[BEGIN Supplied records]

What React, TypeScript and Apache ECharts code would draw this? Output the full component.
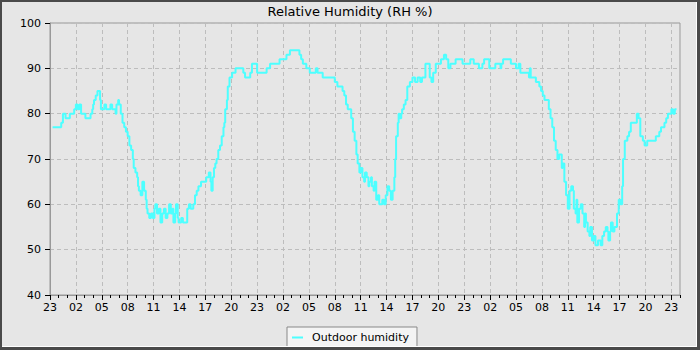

[END Supplied records]
[BEGIN Supplied records]

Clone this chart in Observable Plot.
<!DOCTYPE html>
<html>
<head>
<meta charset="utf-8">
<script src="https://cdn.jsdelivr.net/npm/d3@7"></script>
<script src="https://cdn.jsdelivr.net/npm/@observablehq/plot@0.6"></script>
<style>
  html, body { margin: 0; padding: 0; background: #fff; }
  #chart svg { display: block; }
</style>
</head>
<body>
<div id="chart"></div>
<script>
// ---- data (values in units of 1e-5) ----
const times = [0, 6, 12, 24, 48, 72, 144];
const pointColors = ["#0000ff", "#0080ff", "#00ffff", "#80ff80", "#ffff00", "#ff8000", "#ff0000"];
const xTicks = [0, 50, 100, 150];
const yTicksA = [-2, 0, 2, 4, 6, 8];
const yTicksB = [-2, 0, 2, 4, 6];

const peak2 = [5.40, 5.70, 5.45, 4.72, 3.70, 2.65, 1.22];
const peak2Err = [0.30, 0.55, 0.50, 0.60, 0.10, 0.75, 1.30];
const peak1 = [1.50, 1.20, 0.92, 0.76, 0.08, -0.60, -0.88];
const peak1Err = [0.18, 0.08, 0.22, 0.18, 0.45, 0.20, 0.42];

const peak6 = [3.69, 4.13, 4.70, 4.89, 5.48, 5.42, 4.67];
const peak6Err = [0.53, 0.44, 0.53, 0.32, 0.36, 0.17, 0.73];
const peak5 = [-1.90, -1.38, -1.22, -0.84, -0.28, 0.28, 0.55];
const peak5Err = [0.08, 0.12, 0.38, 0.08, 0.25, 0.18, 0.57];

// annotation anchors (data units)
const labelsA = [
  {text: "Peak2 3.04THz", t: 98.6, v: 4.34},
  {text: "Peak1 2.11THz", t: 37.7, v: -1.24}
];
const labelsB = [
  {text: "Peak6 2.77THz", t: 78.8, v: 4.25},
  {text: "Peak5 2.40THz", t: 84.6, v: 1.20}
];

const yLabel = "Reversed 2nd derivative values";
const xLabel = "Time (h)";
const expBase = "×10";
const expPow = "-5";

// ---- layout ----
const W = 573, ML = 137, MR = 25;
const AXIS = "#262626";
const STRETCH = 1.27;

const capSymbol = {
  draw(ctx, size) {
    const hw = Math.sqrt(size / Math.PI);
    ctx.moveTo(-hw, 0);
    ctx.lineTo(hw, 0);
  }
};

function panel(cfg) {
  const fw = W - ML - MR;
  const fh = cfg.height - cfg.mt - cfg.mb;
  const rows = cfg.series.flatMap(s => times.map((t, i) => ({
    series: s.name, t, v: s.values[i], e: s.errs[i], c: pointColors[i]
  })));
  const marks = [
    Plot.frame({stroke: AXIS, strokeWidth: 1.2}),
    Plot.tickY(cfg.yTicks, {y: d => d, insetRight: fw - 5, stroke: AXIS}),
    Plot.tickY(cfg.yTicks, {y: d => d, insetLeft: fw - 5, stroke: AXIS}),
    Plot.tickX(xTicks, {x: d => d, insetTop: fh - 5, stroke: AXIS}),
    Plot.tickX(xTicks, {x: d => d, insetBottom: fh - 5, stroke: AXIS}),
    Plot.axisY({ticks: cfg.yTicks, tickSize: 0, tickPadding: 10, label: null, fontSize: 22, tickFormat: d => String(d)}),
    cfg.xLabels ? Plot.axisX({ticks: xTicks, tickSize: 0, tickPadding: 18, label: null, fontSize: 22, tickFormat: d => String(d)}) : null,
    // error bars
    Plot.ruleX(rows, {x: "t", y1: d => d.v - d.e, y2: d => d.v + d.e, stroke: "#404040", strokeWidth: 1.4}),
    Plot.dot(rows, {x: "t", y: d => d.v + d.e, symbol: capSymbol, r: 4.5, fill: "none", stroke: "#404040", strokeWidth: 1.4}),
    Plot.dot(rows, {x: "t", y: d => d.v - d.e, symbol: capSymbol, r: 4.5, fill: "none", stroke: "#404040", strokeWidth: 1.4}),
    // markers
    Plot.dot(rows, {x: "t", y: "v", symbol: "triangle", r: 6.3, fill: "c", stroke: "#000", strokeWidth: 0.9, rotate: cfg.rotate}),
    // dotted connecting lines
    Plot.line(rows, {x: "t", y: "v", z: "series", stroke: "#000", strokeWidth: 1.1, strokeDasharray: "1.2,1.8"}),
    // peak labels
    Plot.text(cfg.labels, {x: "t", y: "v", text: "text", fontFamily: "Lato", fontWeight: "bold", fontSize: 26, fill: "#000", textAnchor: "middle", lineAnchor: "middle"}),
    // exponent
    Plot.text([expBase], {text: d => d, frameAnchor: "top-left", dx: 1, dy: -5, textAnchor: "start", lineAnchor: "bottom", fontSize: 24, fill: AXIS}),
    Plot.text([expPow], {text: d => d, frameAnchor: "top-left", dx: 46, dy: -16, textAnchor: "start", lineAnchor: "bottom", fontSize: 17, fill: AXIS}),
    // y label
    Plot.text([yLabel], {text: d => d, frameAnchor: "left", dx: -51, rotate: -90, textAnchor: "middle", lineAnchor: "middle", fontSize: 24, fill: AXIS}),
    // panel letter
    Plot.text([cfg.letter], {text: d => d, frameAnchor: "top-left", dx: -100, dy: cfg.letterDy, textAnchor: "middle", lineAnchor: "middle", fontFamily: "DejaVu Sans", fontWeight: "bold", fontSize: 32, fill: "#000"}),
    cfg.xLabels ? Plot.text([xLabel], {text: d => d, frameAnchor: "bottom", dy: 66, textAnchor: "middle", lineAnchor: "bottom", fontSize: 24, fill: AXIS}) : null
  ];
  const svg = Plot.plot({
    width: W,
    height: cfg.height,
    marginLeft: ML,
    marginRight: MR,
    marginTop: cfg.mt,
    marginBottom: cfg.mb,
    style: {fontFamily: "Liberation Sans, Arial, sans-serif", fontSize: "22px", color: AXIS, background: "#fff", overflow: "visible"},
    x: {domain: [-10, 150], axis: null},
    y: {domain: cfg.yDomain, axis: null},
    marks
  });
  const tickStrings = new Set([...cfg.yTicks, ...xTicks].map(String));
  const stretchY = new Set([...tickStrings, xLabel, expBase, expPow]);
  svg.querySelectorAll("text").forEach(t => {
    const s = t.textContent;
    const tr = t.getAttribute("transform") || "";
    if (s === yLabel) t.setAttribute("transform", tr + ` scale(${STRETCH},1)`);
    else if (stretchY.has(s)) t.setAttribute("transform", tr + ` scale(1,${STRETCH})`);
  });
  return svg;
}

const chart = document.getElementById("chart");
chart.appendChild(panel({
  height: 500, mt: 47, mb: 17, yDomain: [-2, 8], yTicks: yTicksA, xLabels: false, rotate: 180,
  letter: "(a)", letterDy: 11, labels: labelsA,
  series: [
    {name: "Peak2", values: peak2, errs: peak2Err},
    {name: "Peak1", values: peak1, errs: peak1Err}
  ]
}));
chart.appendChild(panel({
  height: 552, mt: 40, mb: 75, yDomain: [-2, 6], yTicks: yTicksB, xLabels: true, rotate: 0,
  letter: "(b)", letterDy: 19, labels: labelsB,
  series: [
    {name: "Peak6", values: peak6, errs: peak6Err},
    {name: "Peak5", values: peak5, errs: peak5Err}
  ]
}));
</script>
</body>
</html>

[END Supplied records]
[BEGIN Supplied records]

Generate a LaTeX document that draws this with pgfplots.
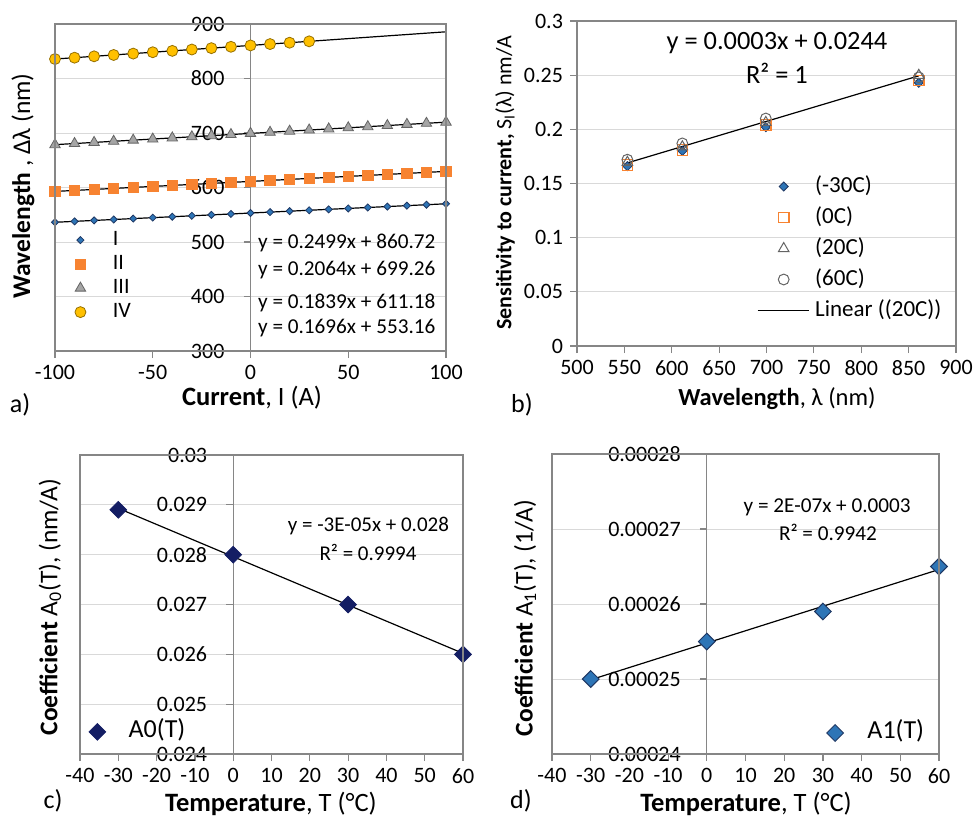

[END Supplied records]

Short problem.
Retype only what lies between the line bearing "Clone this chart in Observable Plot." and the line bearing "const yTicksB = [-2, 0, 2, 4, 6];", keeping both of those lines.

Answer to the exercise.
Clone this chart in Observable Plot.
<!DOCTYPE html>
<html>
<head>
<meta charset="utf-8">
<script src="https://cdn.jsdelivr.net/npm/d3@7"></script>
<script src="https://cdn.jsdelivr.net/npm/@observablehq/plot@0.6"></script>
<style>
  html, body { margin: 0; padding: 0; background: #fff; }
  #chart svg { display: block; }
</style>
</head>
<body>
<div id="chart"></div>
<script>
// ---- data (values in units of 1e-5) ----
const times = [0, 6, 12, 24, 48, 72, 144];
const pointColors = ["#0000ff", "#0080ff", "#00ffff", "#80ff80", "#ffff00", "#ff8000", "#ff0000"];
const xTicks = [0, 50, 100, 150];
const yTicksA = [-2, 0, 2, 4, 6, 8];
const yTicksB = [-2, 0, 2, 4, 6];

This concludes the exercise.